Pero el retozo kierkegaardiano no abjura de la reflexión crítica que el danés dedicaría al tedio no sólo como motor de la historia, sino como noción medular de la concepción estética de la existencia. Un indicativo, dice, que acusa la ruptura del vínculo entre el individuo y el mundo. Que, por, tanto, prefigura la experiencia de la nada, traducción anímica de la desconfianza frente a un mundo que es incapaz de ofrecer lo que anhelamos. “El auténtico goce no radica en lo que uno gozasino en su representación”, afirma desde su angustiada consciencia del “estar aquí”, de existir. “El recuerdo satisface mucho más que cualquier realidad y posee la seguridad que ninguna otra realidad ofrece”. 

De este modo -plantea el argentino Alejandro Peña Arroyave- para el filósofo el problema del individuo no es que las cosas lo aburran: “su verdadera dificultad es que las cosas están ausentes”. Presentes, sí, pero incapaces de invitar a la acción. “Las cosas están allí, pero sobre ellas no recae interés alguno, el mundo entero desaparece bajo la tenue luz de la indiferencia”.  

¡Ah! He aquí una justa manera de describir tal agobio. “Qué tremendo es el tedio; tremendamente tedioso; no conozco expresión más poderosa, más certera; pues sólo lo igual se reconoce en su igual… Permanezco tendido, inactivo; lo único que veo es el vacío; lo único de lo que me alimento es el vacío; lo único en lo que me muevo es el vacío. Ya ni siquiera sufro dolor”. Sujeción fallida al objeto, en fin. La vista prendida al infinito abismo; el estancamiento, la circularidad. La sensación de que siempre se está fuera de sí, como si el tiempo no transcurriese, como si la búsqueda del presente revelara que es imposible relacionarse con este de forma positiva. Todo ello se desgrana en Kierkegaard con pulcras palabras, llenando el camino de pistas para no perdernos, para no sucumbir ante el vaciamiento que propiciará la melancolía, la no aceptación de la pérdida, la desesperación. 

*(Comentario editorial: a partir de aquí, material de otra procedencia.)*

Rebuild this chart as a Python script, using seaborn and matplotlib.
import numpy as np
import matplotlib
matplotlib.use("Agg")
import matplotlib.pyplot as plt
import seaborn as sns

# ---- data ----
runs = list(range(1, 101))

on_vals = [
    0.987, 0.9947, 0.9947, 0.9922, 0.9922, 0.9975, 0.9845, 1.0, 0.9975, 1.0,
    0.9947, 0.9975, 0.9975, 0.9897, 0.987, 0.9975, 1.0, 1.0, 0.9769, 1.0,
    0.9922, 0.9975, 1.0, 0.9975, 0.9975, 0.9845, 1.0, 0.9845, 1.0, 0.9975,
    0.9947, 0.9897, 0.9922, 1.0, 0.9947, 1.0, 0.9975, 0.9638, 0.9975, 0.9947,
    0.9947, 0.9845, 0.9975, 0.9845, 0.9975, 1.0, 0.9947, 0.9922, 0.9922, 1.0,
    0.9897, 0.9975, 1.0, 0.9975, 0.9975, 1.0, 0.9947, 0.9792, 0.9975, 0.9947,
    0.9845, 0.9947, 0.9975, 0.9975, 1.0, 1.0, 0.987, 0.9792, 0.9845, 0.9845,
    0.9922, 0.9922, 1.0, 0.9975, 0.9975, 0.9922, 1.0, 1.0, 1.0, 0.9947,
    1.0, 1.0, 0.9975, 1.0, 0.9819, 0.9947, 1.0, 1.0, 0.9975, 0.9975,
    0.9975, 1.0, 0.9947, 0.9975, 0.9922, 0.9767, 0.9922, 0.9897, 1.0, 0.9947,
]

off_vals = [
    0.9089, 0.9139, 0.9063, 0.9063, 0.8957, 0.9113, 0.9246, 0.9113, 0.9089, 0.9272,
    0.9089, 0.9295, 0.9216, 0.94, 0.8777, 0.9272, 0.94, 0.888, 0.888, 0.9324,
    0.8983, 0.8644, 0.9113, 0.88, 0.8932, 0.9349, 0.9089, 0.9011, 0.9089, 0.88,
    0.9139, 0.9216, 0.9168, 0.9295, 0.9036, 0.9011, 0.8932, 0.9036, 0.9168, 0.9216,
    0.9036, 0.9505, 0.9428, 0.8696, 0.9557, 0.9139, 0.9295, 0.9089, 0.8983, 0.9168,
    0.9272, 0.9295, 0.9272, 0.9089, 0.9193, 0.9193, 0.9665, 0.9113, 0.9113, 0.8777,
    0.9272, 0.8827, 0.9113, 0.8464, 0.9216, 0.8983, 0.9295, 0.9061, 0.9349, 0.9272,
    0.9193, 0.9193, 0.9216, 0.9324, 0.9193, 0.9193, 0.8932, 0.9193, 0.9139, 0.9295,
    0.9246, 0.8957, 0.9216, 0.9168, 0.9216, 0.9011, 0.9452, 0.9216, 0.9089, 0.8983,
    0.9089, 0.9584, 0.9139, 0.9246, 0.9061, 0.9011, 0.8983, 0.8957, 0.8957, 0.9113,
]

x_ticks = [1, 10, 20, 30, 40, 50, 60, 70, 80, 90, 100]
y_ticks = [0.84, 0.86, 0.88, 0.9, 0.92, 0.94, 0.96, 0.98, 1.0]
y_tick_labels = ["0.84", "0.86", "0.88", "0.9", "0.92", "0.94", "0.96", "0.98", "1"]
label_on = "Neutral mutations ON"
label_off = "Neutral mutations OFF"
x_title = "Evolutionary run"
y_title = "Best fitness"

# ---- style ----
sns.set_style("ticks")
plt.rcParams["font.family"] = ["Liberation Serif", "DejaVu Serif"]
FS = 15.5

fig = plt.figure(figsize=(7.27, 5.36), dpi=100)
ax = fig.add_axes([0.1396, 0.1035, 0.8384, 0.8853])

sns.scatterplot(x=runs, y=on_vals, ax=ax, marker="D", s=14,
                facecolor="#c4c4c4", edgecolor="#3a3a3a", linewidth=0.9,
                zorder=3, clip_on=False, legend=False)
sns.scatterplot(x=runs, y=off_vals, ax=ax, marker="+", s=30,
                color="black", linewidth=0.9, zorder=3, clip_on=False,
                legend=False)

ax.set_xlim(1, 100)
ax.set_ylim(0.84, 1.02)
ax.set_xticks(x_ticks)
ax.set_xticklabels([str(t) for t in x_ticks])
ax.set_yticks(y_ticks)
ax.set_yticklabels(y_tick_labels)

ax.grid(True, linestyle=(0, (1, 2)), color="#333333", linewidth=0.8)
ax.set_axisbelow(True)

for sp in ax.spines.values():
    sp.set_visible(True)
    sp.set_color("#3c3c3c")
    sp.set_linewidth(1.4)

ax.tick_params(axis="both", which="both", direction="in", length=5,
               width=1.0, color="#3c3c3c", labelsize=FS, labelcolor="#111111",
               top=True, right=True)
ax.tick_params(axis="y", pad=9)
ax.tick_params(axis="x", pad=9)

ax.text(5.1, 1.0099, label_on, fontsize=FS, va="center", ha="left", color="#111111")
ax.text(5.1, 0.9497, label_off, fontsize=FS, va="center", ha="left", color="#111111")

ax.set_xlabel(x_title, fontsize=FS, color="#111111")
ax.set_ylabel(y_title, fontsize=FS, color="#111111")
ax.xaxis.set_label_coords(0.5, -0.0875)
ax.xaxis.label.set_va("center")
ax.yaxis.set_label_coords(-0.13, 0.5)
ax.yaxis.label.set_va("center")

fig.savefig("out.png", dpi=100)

Que tanto aburrimiento sirva de acicate para generar nuevas y mejores obras, esa es la esperanza. Y no se trata de apelar al cambio constante e irreflexivo como antídoto contra aquello que llevó al hartazgo; uno afín a la grosera carrera de esa “bacante desmelenada” que la picardía de Bécquer oponía a la pereza. Nos habla más bien Kierkegaard de abrazar la intersubjetividad “con espíritu curioso”, de “dominar el arte del olvido y del recuerdo”. De entregarse a cierto solaz, “mas no a la inoperancia”. No hay nada objetable en esto, si pensamos en una sociedad que ha sufrido tanto y ha obtenido tan poco. De modo que en circunstancias en que lo político luce inmune al paso del tiempo, parece justo procurar espacios para reponer a fondo lo que ha sido despedazado con esmeros. Esa pausa activa que aspira a revitalizar lo petrificado, ese feliz atrevimiento que da sentido al “mientras tanto”, sería también revulsivo eficaz contra la amargura que se instala en algunos, que emponzoña sin piedad, que no cede.